**Stored items from a collection:**
## Begin

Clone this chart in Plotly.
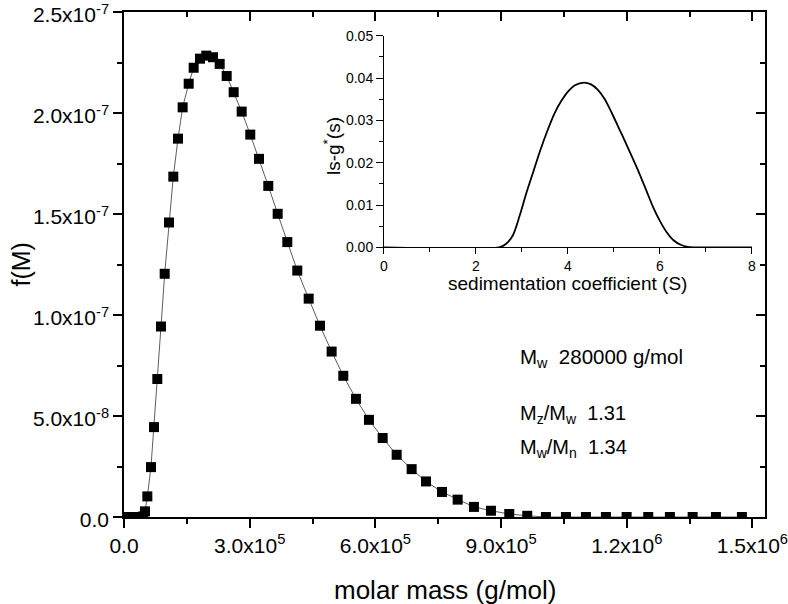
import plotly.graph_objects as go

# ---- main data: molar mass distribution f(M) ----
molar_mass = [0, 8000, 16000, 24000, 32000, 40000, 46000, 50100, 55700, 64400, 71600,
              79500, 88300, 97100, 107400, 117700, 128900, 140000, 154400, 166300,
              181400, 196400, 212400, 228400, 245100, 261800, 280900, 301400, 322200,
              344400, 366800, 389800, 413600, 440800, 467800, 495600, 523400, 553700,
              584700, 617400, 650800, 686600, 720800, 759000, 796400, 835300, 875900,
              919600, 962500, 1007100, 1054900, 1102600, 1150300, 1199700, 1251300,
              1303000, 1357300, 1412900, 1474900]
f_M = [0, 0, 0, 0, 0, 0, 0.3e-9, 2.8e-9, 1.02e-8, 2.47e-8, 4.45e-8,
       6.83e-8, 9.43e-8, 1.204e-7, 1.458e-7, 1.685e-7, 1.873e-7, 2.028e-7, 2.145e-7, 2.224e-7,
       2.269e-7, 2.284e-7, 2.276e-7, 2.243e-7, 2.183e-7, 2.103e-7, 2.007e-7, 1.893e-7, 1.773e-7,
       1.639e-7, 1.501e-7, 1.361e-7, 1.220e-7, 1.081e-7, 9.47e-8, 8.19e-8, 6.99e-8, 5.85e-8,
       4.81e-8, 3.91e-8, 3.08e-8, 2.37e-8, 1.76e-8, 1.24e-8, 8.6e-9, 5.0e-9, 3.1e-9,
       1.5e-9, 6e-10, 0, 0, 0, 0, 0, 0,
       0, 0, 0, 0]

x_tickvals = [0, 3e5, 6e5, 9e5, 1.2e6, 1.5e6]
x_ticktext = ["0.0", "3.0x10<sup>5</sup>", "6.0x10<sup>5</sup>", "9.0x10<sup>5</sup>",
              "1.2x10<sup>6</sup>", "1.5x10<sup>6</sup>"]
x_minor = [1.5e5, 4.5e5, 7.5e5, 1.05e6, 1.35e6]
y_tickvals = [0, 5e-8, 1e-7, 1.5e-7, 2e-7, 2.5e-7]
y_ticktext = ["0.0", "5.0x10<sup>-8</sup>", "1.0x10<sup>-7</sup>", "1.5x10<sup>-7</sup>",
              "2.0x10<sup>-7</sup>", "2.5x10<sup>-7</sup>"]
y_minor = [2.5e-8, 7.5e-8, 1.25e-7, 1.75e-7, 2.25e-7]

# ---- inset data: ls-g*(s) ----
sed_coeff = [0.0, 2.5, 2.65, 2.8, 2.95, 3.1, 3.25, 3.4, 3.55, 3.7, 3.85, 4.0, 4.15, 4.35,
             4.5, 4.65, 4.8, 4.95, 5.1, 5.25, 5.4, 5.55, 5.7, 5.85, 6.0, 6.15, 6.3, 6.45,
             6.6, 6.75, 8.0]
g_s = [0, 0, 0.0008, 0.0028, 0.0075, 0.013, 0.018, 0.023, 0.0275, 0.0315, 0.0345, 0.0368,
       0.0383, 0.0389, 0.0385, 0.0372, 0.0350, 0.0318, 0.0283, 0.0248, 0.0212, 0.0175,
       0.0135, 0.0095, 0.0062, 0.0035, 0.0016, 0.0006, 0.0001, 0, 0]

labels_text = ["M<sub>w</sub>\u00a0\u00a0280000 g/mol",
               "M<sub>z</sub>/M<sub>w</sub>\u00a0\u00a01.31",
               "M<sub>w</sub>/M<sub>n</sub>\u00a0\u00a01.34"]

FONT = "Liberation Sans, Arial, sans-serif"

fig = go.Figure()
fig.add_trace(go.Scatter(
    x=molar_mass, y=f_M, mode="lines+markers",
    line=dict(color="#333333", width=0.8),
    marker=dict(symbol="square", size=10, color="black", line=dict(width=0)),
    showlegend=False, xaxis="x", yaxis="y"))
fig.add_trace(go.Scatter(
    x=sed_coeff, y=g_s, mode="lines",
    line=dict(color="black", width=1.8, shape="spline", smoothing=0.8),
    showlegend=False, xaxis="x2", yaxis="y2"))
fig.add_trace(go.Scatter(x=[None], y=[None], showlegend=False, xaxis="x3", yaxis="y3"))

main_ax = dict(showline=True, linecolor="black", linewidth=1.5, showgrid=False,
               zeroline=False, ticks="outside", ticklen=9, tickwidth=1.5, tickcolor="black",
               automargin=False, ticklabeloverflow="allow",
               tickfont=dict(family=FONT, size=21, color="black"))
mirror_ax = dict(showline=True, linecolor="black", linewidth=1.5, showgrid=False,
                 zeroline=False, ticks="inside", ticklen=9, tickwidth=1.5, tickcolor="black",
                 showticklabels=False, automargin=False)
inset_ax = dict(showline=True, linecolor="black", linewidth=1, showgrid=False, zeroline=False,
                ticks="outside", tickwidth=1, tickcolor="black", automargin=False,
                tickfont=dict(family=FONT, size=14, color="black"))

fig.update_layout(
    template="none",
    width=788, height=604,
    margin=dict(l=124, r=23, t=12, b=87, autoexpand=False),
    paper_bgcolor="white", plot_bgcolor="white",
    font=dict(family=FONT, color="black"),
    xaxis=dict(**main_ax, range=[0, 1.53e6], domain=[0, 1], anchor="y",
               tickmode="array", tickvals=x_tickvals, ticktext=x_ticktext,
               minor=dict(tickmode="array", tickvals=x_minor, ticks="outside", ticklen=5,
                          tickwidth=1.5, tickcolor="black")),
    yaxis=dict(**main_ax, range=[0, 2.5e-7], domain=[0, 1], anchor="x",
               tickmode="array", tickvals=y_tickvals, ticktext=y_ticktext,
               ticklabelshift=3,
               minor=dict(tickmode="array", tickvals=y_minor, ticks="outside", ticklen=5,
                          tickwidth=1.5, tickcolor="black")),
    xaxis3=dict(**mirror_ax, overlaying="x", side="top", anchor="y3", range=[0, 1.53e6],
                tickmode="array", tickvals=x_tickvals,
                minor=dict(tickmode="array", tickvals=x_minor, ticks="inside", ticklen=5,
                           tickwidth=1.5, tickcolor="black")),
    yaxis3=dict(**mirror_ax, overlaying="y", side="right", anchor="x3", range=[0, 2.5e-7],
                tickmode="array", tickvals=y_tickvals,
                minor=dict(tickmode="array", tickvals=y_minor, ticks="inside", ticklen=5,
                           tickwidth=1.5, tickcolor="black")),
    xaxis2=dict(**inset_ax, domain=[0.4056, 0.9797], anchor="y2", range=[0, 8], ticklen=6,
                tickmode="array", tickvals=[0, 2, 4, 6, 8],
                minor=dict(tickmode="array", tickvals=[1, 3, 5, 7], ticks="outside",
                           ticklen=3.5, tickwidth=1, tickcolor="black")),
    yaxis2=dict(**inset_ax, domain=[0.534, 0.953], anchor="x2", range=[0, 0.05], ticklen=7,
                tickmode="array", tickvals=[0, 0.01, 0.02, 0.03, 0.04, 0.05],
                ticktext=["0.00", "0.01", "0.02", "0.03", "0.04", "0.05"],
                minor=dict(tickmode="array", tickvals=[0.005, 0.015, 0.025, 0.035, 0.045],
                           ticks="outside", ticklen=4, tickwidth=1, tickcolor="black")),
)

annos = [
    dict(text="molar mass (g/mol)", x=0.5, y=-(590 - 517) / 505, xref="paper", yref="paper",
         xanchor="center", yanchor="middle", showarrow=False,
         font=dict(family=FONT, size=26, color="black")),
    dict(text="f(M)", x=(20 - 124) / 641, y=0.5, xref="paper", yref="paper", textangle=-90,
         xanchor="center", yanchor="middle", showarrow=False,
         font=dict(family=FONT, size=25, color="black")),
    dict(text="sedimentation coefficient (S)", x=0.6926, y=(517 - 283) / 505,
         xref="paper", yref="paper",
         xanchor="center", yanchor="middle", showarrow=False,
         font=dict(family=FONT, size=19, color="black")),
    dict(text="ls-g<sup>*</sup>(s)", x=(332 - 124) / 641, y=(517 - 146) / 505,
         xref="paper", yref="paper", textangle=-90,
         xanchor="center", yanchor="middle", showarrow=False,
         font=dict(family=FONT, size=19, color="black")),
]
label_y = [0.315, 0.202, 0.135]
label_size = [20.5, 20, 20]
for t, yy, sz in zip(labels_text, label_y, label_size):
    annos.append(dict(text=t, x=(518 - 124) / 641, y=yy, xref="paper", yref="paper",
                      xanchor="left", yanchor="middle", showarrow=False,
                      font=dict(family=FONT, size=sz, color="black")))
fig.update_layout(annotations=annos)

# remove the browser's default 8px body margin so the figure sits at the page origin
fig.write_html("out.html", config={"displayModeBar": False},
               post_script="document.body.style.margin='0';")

## End
## Begin

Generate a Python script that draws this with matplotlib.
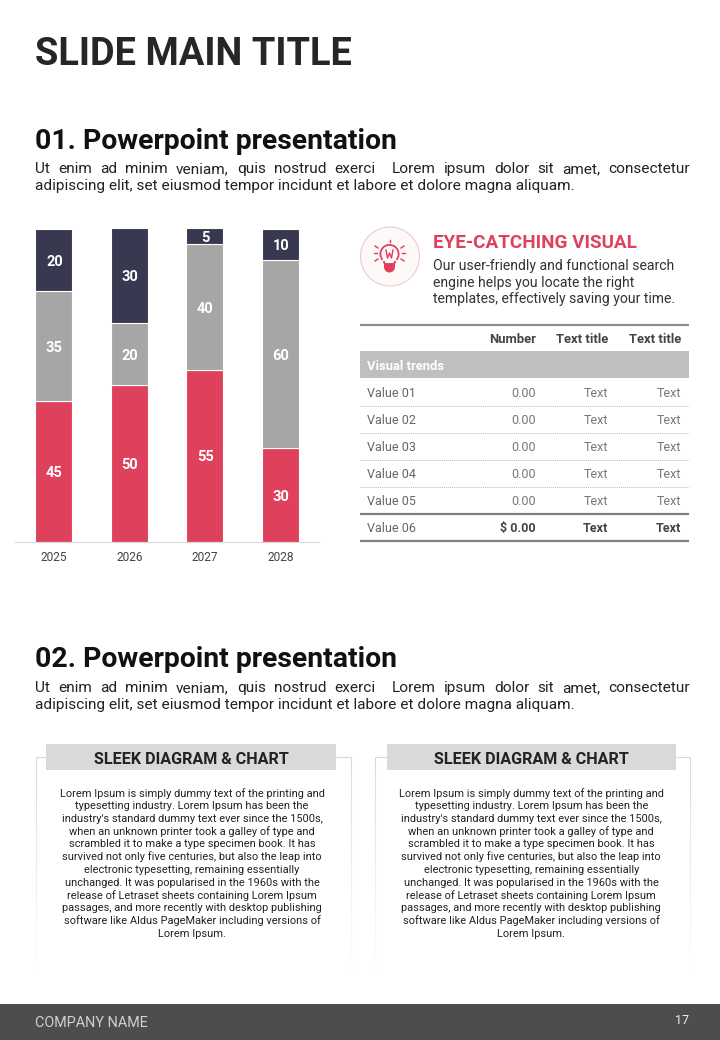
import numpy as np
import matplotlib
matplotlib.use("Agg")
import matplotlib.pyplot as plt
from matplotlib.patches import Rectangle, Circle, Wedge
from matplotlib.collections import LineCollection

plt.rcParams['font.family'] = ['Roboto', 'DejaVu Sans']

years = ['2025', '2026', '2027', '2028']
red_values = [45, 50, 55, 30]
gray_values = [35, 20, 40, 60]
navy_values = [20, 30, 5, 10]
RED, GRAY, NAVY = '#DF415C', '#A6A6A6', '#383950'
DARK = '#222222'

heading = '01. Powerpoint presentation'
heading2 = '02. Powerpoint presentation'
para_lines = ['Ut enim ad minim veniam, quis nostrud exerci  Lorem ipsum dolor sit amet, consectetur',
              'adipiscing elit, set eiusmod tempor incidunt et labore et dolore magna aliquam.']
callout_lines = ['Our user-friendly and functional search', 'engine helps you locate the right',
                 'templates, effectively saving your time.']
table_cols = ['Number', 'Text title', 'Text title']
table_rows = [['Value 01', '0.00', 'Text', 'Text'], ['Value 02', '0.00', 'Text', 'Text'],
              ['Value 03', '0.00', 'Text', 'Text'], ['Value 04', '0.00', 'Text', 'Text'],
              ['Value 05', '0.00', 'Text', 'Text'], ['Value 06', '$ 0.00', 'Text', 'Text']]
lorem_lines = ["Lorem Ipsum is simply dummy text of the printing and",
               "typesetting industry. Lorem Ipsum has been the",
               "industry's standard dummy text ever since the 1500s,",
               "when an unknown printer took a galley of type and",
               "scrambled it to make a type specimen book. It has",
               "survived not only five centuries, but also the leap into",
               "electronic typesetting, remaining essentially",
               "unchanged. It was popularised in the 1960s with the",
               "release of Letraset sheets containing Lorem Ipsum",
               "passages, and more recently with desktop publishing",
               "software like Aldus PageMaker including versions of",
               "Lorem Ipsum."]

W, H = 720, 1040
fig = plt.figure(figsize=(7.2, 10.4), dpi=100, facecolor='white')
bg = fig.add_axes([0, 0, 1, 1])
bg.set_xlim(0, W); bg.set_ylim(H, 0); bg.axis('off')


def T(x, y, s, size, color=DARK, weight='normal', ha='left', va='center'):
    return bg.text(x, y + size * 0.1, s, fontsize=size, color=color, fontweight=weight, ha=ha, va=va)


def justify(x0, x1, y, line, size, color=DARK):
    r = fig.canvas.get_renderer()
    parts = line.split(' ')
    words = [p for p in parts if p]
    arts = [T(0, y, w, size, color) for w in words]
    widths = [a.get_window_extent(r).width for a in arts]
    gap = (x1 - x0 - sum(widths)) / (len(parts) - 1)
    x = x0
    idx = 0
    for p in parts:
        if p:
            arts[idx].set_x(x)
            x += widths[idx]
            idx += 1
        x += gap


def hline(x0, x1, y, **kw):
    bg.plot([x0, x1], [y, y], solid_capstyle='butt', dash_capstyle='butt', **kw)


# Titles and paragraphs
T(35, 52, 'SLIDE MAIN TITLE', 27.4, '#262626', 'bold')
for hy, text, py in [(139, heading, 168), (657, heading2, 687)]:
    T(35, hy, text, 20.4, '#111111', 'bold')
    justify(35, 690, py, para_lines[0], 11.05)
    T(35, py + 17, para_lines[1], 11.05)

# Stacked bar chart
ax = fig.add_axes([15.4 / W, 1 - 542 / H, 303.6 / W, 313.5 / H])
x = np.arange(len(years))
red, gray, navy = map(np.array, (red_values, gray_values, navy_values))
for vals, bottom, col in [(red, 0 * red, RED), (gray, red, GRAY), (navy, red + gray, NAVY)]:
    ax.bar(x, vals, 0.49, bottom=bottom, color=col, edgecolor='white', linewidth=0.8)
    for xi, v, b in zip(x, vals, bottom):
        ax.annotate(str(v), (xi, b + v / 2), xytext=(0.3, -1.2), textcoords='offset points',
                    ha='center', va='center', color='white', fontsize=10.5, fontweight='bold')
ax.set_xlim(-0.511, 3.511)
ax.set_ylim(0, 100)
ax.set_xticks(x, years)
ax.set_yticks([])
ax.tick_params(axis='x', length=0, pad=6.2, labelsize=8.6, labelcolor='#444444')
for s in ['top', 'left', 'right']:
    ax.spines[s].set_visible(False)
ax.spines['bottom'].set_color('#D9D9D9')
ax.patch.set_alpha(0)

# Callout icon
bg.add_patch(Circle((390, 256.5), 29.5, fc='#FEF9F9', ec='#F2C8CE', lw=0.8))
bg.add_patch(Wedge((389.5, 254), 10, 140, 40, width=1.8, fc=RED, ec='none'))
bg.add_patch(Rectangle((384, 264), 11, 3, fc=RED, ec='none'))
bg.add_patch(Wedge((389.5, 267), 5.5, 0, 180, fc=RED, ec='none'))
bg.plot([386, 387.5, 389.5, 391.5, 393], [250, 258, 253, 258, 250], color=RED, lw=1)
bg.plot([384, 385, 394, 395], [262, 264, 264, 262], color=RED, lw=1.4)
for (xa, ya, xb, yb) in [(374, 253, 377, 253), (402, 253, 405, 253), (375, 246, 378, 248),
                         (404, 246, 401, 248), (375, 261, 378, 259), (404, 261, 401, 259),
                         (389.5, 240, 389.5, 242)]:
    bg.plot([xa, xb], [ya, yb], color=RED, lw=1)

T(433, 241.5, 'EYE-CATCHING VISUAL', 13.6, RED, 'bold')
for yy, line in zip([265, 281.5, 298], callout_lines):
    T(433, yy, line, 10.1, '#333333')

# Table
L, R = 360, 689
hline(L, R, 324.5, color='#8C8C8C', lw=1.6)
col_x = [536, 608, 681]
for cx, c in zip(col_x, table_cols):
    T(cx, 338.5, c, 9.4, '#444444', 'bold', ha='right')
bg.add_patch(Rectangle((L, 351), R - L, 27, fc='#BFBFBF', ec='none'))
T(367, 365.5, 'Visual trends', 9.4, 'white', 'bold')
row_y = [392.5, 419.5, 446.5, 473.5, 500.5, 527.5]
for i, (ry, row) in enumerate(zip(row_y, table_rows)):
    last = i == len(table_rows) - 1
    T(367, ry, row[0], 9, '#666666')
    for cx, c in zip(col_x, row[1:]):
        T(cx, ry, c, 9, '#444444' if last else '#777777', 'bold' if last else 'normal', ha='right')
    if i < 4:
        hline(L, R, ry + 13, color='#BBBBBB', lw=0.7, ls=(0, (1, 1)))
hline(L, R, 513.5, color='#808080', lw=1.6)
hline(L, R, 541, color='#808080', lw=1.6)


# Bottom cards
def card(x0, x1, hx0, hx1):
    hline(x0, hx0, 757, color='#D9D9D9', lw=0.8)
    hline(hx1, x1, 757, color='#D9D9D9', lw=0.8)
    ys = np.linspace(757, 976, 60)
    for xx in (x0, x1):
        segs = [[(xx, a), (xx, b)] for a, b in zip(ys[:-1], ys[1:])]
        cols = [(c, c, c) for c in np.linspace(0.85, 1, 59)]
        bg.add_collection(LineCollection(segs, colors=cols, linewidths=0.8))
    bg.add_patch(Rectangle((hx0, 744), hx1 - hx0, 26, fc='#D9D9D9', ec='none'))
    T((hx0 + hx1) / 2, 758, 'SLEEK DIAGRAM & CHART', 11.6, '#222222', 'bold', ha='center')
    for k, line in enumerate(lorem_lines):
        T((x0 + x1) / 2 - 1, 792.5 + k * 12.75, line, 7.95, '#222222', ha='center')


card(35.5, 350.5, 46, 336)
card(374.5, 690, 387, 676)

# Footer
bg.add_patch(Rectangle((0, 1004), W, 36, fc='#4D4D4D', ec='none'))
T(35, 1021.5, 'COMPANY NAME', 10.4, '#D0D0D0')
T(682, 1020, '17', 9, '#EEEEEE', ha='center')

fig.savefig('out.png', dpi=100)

## End
## Begin

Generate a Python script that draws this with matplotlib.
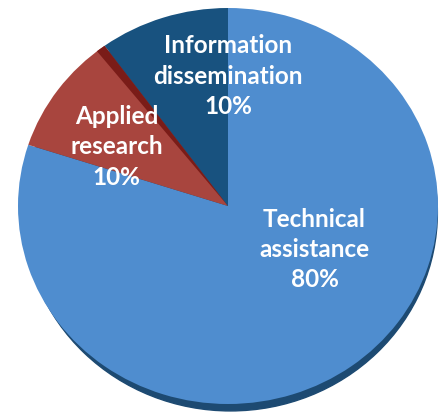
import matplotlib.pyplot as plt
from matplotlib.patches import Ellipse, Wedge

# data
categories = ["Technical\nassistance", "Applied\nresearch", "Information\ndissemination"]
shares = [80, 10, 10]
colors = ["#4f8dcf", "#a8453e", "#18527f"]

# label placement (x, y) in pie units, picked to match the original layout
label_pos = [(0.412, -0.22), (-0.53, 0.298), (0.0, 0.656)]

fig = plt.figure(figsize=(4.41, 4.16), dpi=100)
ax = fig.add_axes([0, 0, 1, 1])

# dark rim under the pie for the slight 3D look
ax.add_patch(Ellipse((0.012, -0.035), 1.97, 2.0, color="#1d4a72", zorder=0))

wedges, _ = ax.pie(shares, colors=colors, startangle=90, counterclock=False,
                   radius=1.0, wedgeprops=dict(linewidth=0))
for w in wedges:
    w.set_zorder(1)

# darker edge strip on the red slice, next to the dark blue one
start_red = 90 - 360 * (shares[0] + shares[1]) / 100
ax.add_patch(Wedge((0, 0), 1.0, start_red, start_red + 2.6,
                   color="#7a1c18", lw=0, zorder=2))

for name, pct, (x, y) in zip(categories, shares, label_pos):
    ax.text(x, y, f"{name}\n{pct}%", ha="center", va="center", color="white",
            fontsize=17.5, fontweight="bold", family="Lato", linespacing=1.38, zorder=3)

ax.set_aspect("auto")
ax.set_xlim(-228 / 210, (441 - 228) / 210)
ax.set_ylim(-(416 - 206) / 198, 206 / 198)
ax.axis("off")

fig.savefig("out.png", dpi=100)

## End

Give again, exactly as written, only the lines that start at the one with "Clone this chart in Plotly." and end at the one with "import plotly.graph_objects as go", both included. Skip any pictures.

Clone this chart in Plotly.
import plotly.graph_objects as go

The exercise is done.